I want to ask you initially about how you began as an actor, and then you moved on to writing and directing.
No, I began writing a novel. In English it was called A Man for the Asking. In France it was called L’homme facile. I wrote it at sixteen years of age, but it was forbidden in France for anyone under eighteen. So it was illegal for me to read the book I had written.
An absurd situation, so you began writing and then you took up acting?
A little, very little acting, it was when I was very young, twelve, about that time. I wanted to become a moviemaker, director, a writer, singer, actress, but, in fact, my two real passions are literature and cinema. I wanted to be behind the camera, not in front of the camera. My sister became an actress, yes, because of me, and she was successful as an actress in France.
I have read quite a few interviews with actors who have worked with you. They have enormous admiration for you and loyalty. I am interested that you say you work behind the camera, and you prefer that, so how do you work with your actors; what is you role?
It’s like a …a translation of me…
Yes, but I don’t know how I do it. Suddenly I feel this urgency and I have to make something. And, I have success but I don’t know how. I think I am very tactile so I create very precise choreography. I talk with the actors a lot, but when I directed this sort of big spoof, which is Sex is Comedy, I asked Anne Parillaud, who I worked with on this film and who is a big star (because I think that I was too demanding with her), so I asked her if I was, am, too méchante (nasty), aggressive.
Never, she said to me. You never tell me what I have to do, just what I have to be. Always I ask my actors to propose something and when they have finished I say to them, that is exactly what all the other actors would do in this text so it’s not interesting. They have to propose to me something else, something that surprises me. It is very boring for me if they do exactly what I have written. If they do that, I have just published a scenario, like a novel. So, if I shoot the scenario it will be because there is something else in the script and they have to convince me of what this something else is.
That they find within themselves?
That they find in their passions.
Do you rehearse your actors a lot or do you work more spontaneously on the set?

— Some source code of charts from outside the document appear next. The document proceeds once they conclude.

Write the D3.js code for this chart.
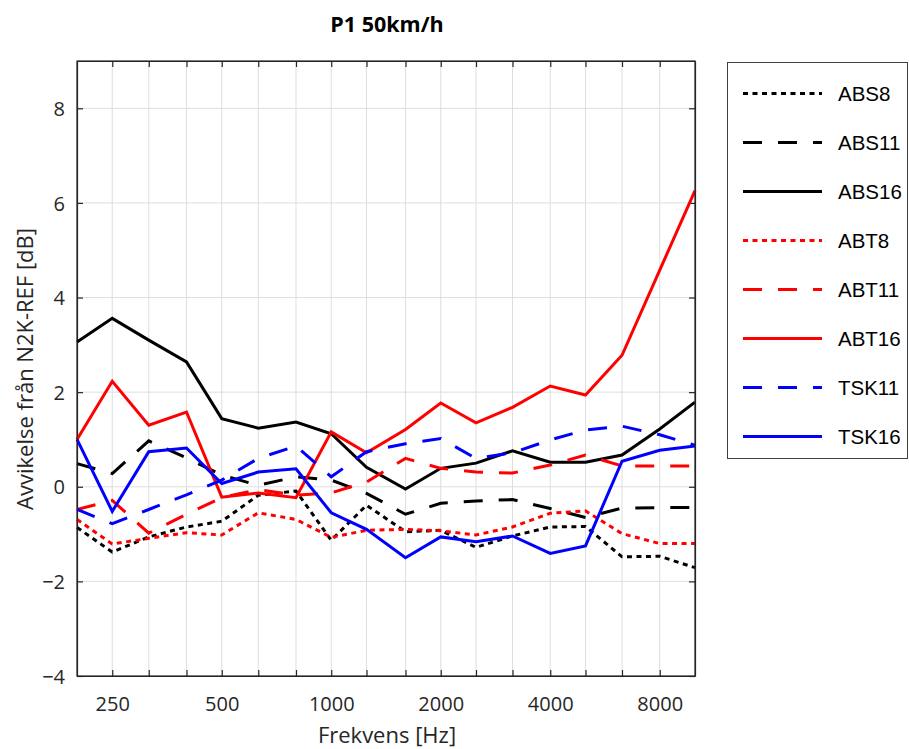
<!DOCTYPE html>
<html>
<head>
<meta charset="utf-8">
<script src="https://cdn.jsdelivr.net/npm/d3@7"></script>
<style>
  html, body { margin: 0; padding: 0; background: #fff; }
  svg { display: block; }
</style>
</head>
<body>
<svg id="chart" width="909" height="749"></svg>
<script>
// ---- data ----
const freqs = [200, 250, 315, 400, 500, 630, 800, 1000, 1250, 1600, 2000, 2500, 3150, 4000, 5000, 6300, 8000, 10000];
const xTickLabels = [250, 500, 1000, 2000, 4000, 8000];
const yTicks = [-4, -2, 0, 2, 4, 6, 8];

const ABS8  = [-0.86, -1.38, -1.06, -0.85, -0.73, -0.18, -0.09, -1.13, -0.39, -0.95, -0.92, -1.28, -1.04, -0.85, -0.84, -1.48, -1.47, -1.71];
const ABS11 = [0.49, 0.28, 0.97, 0.61, 0.25, 0.03, 0.21, 0.14, -0.14, -0.58, -0.35, -0.30, -0.27, -0.46, -0.65, -0.45, -0.44, -0.44];
const ABS16 = [3.06, 3.56, 3.10, 2.64, 1.44, 1.24, 1.37, 1.12, 0.41, -0.05, 0.39, 0.50, 0.76, 0.52, 0.52, 0.67, 1.22, 1.79];
const ABT8  = [-0.69, -1.21, -1.09, -0.97, -1.02, -0.55, -0.69, -1.07, -0.92, -0.90, -0.93, -1.02, -0.85, -0.56, -0.51, -0.99, -1.20, -1.20];
const ABT11 = [-0.48, -0.29, -0.98, -0.58, -0.23, -0.06, -0.18, -0.13, 0.10, 0.60, 0.39, 0.31, 0.29, 0.46, 0.67, 0.44, 0.44, 0.44];
const ABT16 = [1.00, 2.23, 1.30, 1.58, -0.22, -0.13, -0.23, 1.16, 0.72, 1.21, 1.77, 1.35, 1.68, 2.13, 1.94, 2.78, 4.58, 6.26];
const TSK11 = [-0.48, -0.78, -0.48, -0.17, 0.14, 0.60, 0.86, 0.21, 0.74, 0.91, 1.02, 0.60, 0.72, 0.99, 1.20, 1.28, 1.10, 0.88];
const TSK16 = [1.00, -0.52, 0.74, 0.82, 0.07, 0.31, 0.38, -0.55, -0.90, -1.50, -1.06, -1.16, -1.04, -1.41, -1.25, 0.54, 0.77, 0.86];

const seriesNames = ["ABS8", "ABS11", "ABS16", "ABT8", "ABT11", "ABT16", "TSK11", "TSK16"];
const seriesValues = [ABS8, ABS11, ABS16, ABT8, ABT11, ABT16, TSK11, TSK16];
const seriesColors = ["#000000", "#000000", "#000000", "#ff0000", "#ff0000", "#ff0000", "#0000ff", "#0000ff"];
const seriesStyles = ["dotted", "dashed", "solid", "dotted", "dashed", "solid", "dashed", "solid"];

// ---- layout ----
const svg = d3.select("#chart");
const L = 77, R = 695, T = 61, B = 676;
const axisColor = "#262626";
const gridColor = "#dedede";
const FONT = "'Open Sans', Lato, sans-serif";
const dashFor = s => s === "dotted" ? "5,4.5" : s === "dashed" ? "19,16" : null;

const x = d3.scaleLog().domain([200, 10000]).range([L, R]);
const y = d3.scaleLinear().domain([-4, 9]).range([B, T]);

// grid
const g = svg.append("g");
g.selectAll(".vg").data(freqs.filter(f => f > 200 && f < 10000)).enter().append("line")
  .attr("x1", d => x(d)).attr("x2", d => x(d)).attr("y1", T).attr("y2", B)
  .attr("stroke", gridColor).attr("stroke-width", 1);
g.selectAll(".hg").data(yTicks.filter(v => v > -4)).enter().append("line")
  .attr("x1", L).attr("x2", R).attr("y1", d => y(d)).attr("y2", d => y(d))
  .attr("stroke", gridColor).attr("stroke-width", 1);

// axes (box with inward ticks)
const tickLen = 6;
const xBottom = d3.axisBottom(x).tickValues(freqs.slice(1, -1)).tickSizeInner(-tickLen).tickSizeOuter(0)
  .tickFormat(d => xTickLabels.includes(d) ? String(d) : "");
const xTop = d3.axisTop(x).tickValues(freqs.slice(1, -1)).tickSizeInner(-tickLen).tickSizeOuter(0).tickFormat("");
const yLeft = d3.axisLeft(y).tickValues(yTicks).tickSizeInner(-tickLen).tickSizeOuter(0).tickFormat(d3.format("d"));
const yRight = d3.axisRight(y).tickValues(yTicks).tickSizeInner(-tickLen).tickSizeOuter(0).tickFormat("");

function styleAxis(sel) {
  sel.select(".domain").attr("stroke", axisColor).attr("stroke-width", 1.2);
  sel.selectAll(".tick line").attr("stroke", axisColor).attr("stroke-width", 1.2);
  sel.selectAll(".tick text").attr("fill", axisColor)
    .style("font-family", FONT).style("font-size", "20px");
}
const gxb = svg.append("g").attr("transform", `translate(0,${B})`).call(xBottom);
styleAxis(gxb);
gxb.selectAll(".tick text").attr("dy", "0").attr("y", 35);
const gxt = svg.append("g").attr("transform", `translate(0,${T})`).call(xTop);
styleAxis(gxt);
const gyl = svg.append("g").attr("transform", `translate(${L},0)`).call(yLeft);
styleAxis(gyl);
gyl.selectAll(".tick text").attr("x", -12).attr("dy", "0.36em");
const gyr = svg.append("g").attr("transform", `translate(${R},0)`).call(yRight);
styleAxis(gyr);

// lines
const line = d3.line().x(d => x(d[0])).y(d => y(d[1]));
seriesValues.forEach((vals, i) => {
  svg.append("path")
    .datum(freqs.map((f, j) => [f, vals[j]]))
    .attr("d", line)
    .attr("fill", "none")
    .attr("stroke", seriesColors[i])
    .attr("stroke-width", 3)
    .attr("stroke-linejoin", "miter")
    .attr("stroke-dasharray", dashFor(seriesStyles[i]));
});

// redraw box edges on top
svg.append("rect").attr("x", L).attr("y", T).attr("width", R - L).attr("height", B - T)
  .attr("fill", "none").attr("stroke", axisColor).attr("stroke-width", 1.2);

// title & labels
svg.append("text").attr("x", 387).attr("y", 32).attr("text-anchor", "middle")
  .style("font-family", FONT).style("font-size", "21.5px").style("font-weight", "bold")
  .attr("fill", "#000").text("P1 50km/h");
svg.append("text").attr("x", 387).attr("y", 743).attr("text-anchor", "middle")
  .style("font-family", FONT).style("font-size", "22px")
  .attr("fill", axisColor).text("Frekvens [Hz]");
svg.append("text").attr("transform", `translate(33,${369}) rotate(-90)`).attr("text-anchor", "middle")
  .style("font-family", FONT).style("font-size", "22px")
  .attr("fill", axisColor).text("Avvikelse från N2K-REF [dB]");

// legend
const lg = svg.append("g");
lg.append("rect").attr("x", 727.5).attr("y", 62.5).attr("width", 180).attr("height", 396)
  .attr("fill", "#fff").attr("stroke", "#404040").attr("stroke-width", 1);
const ly = d3.scalePoint().domain(seriesNames).range([93.5, 436.5]);
seriesNames.forEach((name, i) => {
  lg.append("line").attr("x1", 743).attr("x2", 822).attr("y1", ly(name)).attr("y2", ly(name))
    .attr("stroke", seriesColors[i]).attr("stroke-width", 3)
    .attr("stroke-dasharray", dashFor(seriesStyles[i]));
  lg.append("text").attr("x", 838).attr("y", ly(name)).attr("dy", "0.36em")
    .style("font-family", "'Liberation Sans', Arial, sans-serif").style("font-size", "20.5px")
    .attr("fill", "#000").text(name);
});
</script>
</body>
</html>
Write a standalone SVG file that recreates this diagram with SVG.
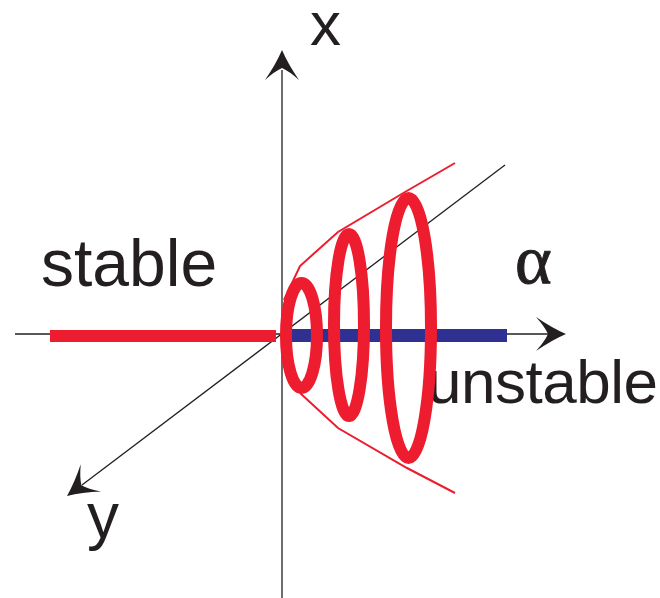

I never rehearse. If the first time is good, I always keep the first take, even if it is contrary to what I want. If it is not good, I cannot shoot it again, because what I want is grace. I don’t like work—it’s a joke of course, but work is ugly, work always appears, your have to have grace. For me a good “shoot” is what I call a magic shoot. Everything is perfect, completely. The way we shoot, the way the actress plays, how it is framed, the time, and the musical time—that is a magic shoot. For me, I always want to have this and it’s completely marvellous. There is some kind of magic. Magic happens.
You shoot very fast too?
Yes. And I think more and more quickly, especially the last two films I made, Barbe bleue and La belle endormie. La belle endormie was shot in costume and in nineteen days.
That is surprisingly fast for costume dramas.
Yes, like that, you are never bored. How can I say? You are always under pressure to do a scene because you are directly exposing others. It is best when you are in danger—a mise en danger—and you have to respond.
Going back to your upbringing, I’ve heard you mention that you had quite a strict, catholic upbringing, and I wonder about your artistic life as a kind of rejection of that orthodoxy. For example, critics often talk about Anatomie de l’enfer (Anatomy of Hell, 2004) as being a film that re-addresses issues around religious symbolism.
Anatomie de l’enfer for me is not against religion. For me it is a theorem to explain and prove what is “obscenity” because every time censorship prosecutes obscenity, they can never say what it is. So I make a théorème, like a philosophical théorème, or half philosophic, half mathematic, and, of course, I fall on the evidence that obscenity is… a dream ideal. And, of course, not a catholic one. In fact, at the time I was making this film my assistant, who is Jewish, said to me, you are very courageous to make a film that is against the Torah.
The interdiction on images?
Yes, but I said no. It’s my ‘scene’ as I had never read the Torah. So when I was editing Anatomie de l’enfer I would go to the metro and I would read the Torah in the metropolitan, the subway, and yes, it was the same world because this world is…even if you are not Jewish, not Catholic, not Protestant, it’s an orthodox society.
So I made Anatomie de l’enfer because in Romance (1999) I didn’t go to the extreme limit because courage failed me—to really see sex in a movie that is not a pornographic one. In fact, I failed, Oshima did it, but with Romance, j’ai échoue, I failed. With Anatomie de l’enfer, there was only one subject. You cannot escape.
I find Anatomie de l’enfer a very powerful and surprising film, but my students, particularly my female students, much prefer Romance. As twenty-year-olds, this is the film they want to talk about. For me, Anatomie de l’enfer goes places that Romance fails to, and I also feel some anxiety about the depiction of female masochism. Can you talk about why you think you failed with Romance?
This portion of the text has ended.